==== Information shown ====

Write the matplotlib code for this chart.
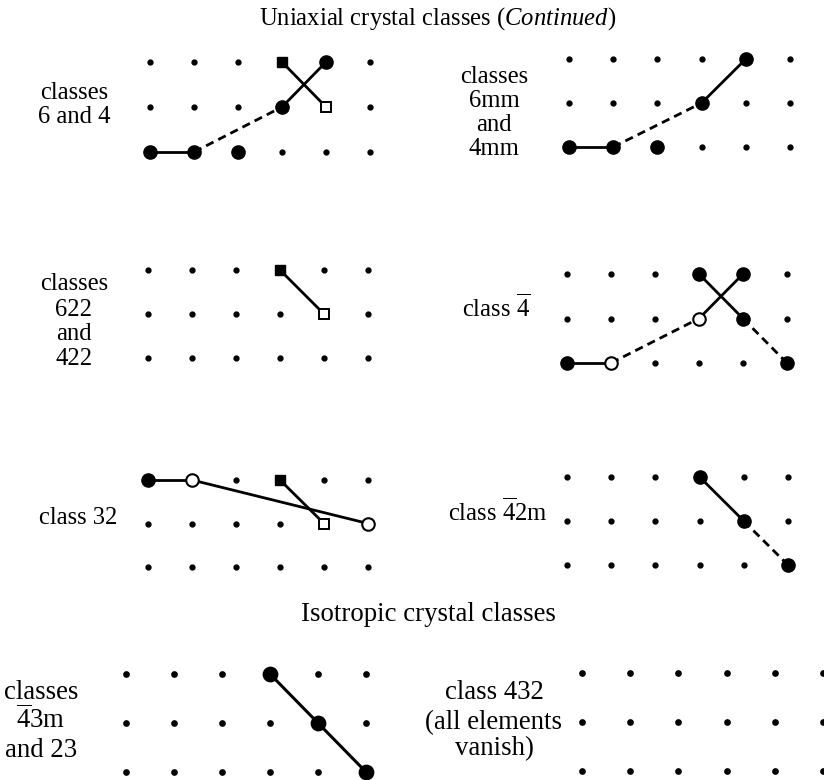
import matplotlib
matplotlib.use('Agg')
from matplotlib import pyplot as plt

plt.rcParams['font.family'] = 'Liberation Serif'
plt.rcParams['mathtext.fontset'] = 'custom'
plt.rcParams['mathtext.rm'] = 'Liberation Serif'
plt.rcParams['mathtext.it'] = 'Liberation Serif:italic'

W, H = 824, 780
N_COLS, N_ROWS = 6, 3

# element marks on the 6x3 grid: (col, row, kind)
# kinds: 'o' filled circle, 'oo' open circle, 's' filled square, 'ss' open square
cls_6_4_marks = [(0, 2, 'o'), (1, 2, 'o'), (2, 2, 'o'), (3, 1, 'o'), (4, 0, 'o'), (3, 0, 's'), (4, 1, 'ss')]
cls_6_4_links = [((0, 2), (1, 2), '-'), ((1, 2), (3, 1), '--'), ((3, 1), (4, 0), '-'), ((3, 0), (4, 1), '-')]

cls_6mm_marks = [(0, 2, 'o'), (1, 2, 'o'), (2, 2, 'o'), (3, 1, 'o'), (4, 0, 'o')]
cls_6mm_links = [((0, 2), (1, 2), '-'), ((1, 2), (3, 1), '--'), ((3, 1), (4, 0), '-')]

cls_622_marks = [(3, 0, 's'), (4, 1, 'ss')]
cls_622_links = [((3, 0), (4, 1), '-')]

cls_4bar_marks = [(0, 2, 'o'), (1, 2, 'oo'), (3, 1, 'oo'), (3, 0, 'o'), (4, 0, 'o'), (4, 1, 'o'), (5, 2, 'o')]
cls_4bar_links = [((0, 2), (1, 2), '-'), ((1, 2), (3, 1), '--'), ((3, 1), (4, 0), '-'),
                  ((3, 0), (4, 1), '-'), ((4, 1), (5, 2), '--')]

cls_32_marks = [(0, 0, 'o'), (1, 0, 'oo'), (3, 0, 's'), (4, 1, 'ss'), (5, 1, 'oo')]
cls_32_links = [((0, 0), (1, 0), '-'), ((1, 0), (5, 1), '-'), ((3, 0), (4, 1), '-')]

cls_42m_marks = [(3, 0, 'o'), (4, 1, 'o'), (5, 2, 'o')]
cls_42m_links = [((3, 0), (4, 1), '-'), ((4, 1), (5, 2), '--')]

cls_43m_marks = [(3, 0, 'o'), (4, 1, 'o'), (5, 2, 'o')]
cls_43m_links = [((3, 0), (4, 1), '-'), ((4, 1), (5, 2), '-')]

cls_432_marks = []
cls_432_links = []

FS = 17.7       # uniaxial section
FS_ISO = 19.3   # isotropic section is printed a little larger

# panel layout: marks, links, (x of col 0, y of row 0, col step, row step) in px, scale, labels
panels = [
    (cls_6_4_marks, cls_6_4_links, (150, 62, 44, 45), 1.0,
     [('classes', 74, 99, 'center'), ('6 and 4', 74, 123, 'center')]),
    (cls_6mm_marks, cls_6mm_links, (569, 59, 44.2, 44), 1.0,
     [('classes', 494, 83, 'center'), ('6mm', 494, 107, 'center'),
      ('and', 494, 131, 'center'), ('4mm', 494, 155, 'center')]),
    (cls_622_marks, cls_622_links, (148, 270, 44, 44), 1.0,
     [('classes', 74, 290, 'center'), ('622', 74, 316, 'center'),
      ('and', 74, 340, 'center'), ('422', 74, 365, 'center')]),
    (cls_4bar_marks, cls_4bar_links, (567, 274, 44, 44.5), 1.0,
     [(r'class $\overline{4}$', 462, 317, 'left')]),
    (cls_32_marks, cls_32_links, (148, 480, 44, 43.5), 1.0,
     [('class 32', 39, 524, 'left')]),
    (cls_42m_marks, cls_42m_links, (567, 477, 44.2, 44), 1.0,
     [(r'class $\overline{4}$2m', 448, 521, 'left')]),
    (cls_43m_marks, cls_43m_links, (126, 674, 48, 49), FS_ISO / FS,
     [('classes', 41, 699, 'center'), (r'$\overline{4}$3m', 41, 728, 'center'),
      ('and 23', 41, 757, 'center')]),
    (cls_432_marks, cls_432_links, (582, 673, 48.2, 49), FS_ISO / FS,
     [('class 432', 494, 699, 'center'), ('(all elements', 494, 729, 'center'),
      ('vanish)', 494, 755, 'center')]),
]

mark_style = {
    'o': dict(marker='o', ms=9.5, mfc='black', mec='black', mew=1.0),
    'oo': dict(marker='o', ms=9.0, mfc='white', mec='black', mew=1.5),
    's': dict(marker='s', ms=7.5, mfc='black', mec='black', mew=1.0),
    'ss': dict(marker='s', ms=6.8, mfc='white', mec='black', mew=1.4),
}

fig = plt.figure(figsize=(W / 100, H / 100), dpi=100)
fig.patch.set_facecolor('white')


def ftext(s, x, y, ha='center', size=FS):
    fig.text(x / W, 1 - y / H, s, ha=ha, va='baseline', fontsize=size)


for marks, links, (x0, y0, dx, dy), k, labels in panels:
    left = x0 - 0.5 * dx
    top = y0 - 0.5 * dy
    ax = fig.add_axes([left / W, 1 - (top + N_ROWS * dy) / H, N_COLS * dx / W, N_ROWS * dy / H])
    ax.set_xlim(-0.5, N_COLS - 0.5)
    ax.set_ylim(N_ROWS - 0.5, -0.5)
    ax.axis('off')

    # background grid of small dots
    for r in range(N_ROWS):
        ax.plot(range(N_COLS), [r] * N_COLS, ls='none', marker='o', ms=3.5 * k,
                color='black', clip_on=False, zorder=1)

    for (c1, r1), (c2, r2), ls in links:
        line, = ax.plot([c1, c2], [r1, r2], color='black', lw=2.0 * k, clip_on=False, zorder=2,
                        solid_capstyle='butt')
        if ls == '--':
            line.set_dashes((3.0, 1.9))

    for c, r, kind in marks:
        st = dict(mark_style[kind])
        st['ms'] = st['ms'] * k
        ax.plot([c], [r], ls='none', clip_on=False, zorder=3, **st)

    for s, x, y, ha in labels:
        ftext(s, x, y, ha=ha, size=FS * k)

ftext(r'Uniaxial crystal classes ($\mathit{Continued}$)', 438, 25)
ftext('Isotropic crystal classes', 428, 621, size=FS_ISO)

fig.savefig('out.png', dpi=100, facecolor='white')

====

Set the lines above down again, word for word, from the first through the one containing "N_COLS, N_ROWS = 6, 3"; pictures excluded.

Write the matplotlib code for this chart.
import matplotlib
matplotlib.use('Agg')
from matplotlib import pyplot as plt

plt.rcParams['font.family'] = 'Liberation Serif'
plt.rcParams['mathtext.fontset'] = 'custom'
plt.rcParams['mathtext.rm'] = 'Liberation Serif'
plt.rcParams['mathtext.it'] = 'Liberation Serif:italic'

W, H = 824, 780
N_COLS, N_ROWS = 6, 3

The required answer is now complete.